#### [WORK REQUIRED]
Copy exactly the lines from the start of the data below through the one that carries "0.97, 0.92, 0.89, 0.86, 0.82, 0.79, 0.79]", and only those.

#### [GIVEN DATA]
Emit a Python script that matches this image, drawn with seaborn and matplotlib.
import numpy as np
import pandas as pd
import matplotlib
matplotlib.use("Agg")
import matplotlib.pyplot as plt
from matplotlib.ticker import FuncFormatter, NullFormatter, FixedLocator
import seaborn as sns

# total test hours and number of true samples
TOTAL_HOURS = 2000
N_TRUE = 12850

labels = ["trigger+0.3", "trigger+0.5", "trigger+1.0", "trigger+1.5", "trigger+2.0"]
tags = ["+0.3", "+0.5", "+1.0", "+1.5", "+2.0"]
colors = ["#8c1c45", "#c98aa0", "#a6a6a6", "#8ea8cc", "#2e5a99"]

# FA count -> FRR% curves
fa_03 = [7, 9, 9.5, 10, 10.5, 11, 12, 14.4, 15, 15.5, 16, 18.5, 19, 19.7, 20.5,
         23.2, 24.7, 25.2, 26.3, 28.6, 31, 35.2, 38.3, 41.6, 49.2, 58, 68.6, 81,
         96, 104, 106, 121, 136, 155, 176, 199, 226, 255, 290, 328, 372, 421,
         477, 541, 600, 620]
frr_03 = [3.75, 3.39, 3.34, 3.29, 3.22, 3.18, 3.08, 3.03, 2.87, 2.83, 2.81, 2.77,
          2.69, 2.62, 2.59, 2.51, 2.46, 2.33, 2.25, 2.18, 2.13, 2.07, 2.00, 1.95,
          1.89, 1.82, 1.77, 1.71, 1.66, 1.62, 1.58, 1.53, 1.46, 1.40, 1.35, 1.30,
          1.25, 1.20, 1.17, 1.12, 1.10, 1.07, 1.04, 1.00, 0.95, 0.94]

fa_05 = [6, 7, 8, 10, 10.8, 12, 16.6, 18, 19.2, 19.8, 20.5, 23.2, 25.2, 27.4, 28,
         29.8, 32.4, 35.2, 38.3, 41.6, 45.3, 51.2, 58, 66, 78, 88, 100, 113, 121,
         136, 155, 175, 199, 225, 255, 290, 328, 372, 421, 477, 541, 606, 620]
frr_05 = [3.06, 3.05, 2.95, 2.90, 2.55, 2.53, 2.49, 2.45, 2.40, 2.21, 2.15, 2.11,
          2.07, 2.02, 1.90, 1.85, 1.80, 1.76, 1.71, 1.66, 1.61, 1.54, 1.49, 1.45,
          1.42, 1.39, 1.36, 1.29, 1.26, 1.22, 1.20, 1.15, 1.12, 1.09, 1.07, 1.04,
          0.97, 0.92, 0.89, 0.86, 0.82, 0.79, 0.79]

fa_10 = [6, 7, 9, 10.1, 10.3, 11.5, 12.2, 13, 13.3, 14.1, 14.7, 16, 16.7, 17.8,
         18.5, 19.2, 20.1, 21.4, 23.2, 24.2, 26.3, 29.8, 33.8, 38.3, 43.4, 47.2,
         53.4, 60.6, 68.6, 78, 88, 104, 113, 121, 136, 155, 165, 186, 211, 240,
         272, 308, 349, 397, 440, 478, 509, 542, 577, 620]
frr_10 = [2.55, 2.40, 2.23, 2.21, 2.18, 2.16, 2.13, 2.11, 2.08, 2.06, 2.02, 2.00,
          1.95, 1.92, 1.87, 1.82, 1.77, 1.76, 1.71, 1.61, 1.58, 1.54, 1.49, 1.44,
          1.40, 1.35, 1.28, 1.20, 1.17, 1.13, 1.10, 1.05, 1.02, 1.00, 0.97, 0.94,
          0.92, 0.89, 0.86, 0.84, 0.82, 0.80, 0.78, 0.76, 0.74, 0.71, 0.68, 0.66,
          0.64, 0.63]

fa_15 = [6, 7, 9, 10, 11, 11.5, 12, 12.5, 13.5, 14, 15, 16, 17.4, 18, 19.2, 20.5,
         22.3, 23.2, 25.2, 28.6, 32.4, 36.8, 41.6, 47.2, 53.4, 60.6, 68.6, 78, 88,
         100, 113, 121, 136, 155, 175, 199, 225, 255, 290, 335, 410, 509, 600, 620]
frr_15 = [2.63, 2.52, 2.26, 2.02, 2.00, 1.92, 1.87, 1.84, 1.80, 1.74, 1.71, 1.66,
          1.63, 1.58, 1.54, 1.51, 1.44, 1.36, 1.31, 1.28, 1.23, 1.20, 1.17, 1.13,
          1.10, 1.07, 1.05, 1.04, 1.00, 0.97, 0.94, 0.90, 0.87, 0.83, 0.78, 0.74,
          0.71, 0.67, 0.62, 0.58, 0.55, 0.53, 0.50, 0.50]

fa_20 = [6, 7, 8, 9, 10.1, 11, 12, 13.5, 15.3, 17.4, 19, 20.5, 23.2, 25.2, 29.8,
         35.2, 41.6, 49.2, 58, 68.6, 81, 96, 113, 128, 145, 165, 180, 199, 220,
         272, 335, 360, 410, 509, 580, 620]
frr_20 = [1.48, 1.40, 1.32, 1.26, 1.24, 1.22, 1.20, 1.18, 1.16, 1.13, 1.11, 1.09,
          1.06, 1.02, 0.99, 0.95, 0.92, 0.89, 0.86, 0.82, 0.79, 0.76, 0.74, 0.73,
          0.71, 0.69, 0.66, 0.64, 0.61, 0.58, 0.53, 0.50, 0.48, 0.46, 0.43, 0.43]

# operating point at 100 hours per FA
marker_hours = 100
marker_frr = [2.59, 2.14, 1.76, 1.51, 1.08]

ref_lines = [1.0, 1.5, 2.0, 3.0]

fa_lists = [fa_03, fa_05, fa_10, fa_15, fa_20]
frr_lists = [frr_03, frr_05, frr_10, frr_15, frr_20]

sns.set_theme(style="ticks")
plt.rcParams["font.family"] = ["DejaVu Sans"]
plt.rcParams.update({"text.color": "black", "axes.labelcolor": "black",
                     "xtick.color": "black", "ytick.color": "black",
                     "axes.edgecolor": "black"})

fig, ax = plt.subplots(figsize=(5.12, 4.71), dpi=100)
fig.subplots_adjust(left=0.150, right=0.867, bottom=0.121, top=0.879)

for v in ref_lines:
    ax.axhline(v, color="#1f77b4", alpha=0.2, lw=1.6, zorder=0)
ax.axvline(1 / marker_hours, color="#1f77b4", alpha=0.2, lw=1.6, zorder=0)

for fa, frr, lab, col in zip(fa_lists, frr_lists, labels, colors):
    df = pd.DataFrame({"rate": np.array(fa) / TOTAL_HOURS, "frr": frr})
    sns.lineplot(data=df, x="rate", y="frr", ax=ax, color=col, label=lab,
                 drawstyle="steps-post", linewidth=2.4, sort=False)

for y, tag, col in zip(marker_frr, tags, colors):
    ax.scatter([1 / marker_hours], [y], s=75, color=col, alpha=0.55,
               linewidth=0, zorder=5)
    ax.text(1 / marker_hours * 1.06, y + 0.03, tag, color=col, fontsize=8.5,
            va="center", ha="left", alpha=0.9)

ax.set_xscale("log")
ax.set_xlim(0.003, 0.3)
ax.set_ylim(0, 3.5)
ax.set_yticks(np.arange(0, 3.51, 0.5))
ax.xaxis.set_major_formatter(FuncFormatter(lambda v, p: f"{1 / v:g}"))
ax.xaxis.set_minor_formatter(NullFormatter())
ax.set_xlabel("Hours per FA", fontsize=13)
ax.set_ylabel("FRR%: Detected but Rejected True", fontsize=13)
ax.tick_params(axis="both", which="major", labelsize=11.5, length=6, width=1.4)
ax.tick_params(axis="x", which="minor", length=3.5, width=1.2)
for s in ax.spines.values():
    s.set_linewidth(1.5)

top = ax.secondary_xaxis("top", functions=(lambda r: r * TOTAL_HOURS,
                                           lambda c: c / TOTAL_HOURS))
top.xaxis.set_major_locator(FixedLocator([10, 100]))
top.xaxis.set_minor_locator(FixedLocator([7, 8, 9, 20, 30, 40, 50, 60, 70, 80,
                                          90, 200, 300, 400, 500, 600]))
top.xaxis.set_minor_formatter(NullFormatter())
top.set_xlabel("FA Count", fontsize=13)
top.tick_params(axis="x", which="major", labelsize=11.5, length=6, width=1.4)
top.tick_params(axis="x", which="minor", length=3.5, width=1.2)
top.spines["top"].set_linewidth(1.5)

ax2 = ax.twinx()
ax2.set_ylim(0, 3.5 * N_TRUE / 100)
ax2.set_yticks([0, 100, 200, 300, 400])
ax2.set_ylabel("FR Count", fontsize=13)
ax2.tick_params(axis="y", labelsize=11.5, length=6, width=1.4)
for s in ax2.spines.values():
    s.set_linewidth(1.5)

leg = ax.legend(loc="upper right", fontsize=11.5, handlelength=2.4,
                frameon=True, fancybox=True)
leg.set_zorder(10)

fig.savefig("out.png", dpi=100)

#### [THE REPLY]
Emit a Python script that matches this image, drawn with seaborn and matplotlib.
import numpy as np
import pandas as pd
import matplotlib
matplotlib.use("Agg")
import matplotlib.pyplot as plt
from matplotlib.ticker import FuncFormatter, NullFormatter, FixedLocator
import seaborn as sns

# total test hours and number of true samples
TOTAL_HOURS = 2000
N_TRUE = 12850

labels = ["trigger+0.3", "trigger+0.5", "trigger+1.0", "trigger+1.5", "trigger+2.0"]
tags = ["+0.3", "+0.5", "+1.0", "+1.5", "+2.0"]
colors = ["#8c1c45", "#c98aa0", "#a6a6a6", "#8ea8cc", "#2e5a99"]

# FA count -> FRR% curves
fa_03 = [7, 9, 9.5, 10, 10.5, 11, 12, 14.4, 15, 15.5, 16, 18.5, 19, 19.7, 20.5,
         23.2, 24.7, 25.2, 26.3, 28.6, 31, 35.2, 38.3, 41.6, 49.2, 58, 68.6, 81,
         96, 104, 106, 121, 136, 155, 176, 199, 226, 255, 290, 328, 372, 421,
         477, 541, 600, 620]
frr_03 = [3.75, 3.39, 3.34, 3.29, 3.22, 3.18, 3.08, 3.03, 2.87, 2.83, 2.81, 2.77,
          2.69, 2.62, 2.59, 2.51, 2.46, 2.33, 2.25, 2.18, 2.13, 2.07, 2.00, 1.95,
          1.89, 1.82, 1.77, 1.71, 1.66, 1.62, 1.58, 1.53, 1.46, 1.40, 1.35, 1.30,
          1.25, 1.20, 1.17, 1.12, 1.10, 1.07, 1.04, 1.00, 0.95, 0.94]

fa_05 = [6, 7, 8, 10, 10.8, 12, 16.6, 18, 19.2, 19.8, 20.5, 23.2, 25.2, 27.4, 28,
         29.8, 32.4, 35.2, 38.3, 41.6, 45.3, 51.2, 58, 66, 78, 88, 100, 113, 121,
         136, 155, 175, 199, 225, 255, 290, 328, 372, 421, 477, 541, 606, 620]
frr_05 = [3.06, 3.05, 2.95, 2.90, 2.55, 2.53, 2.49, 2.45, 2.40, 2.21, 2.15, 2.11,
          2.07, 2.02, 1.90, 1.85, 1.80, 1.76, 1.71, 1.66, 1.61, 1.54, 1.49, 1.45,
          1.42, 1.39, 1.36, 1.29, 1.26, 1.22, 1.20, 1.15, 1.12, 1.09, 1.07, 1.04,
          0.97, 0.92, 0.89, 0.86, 0.82, 0.79, 0.79]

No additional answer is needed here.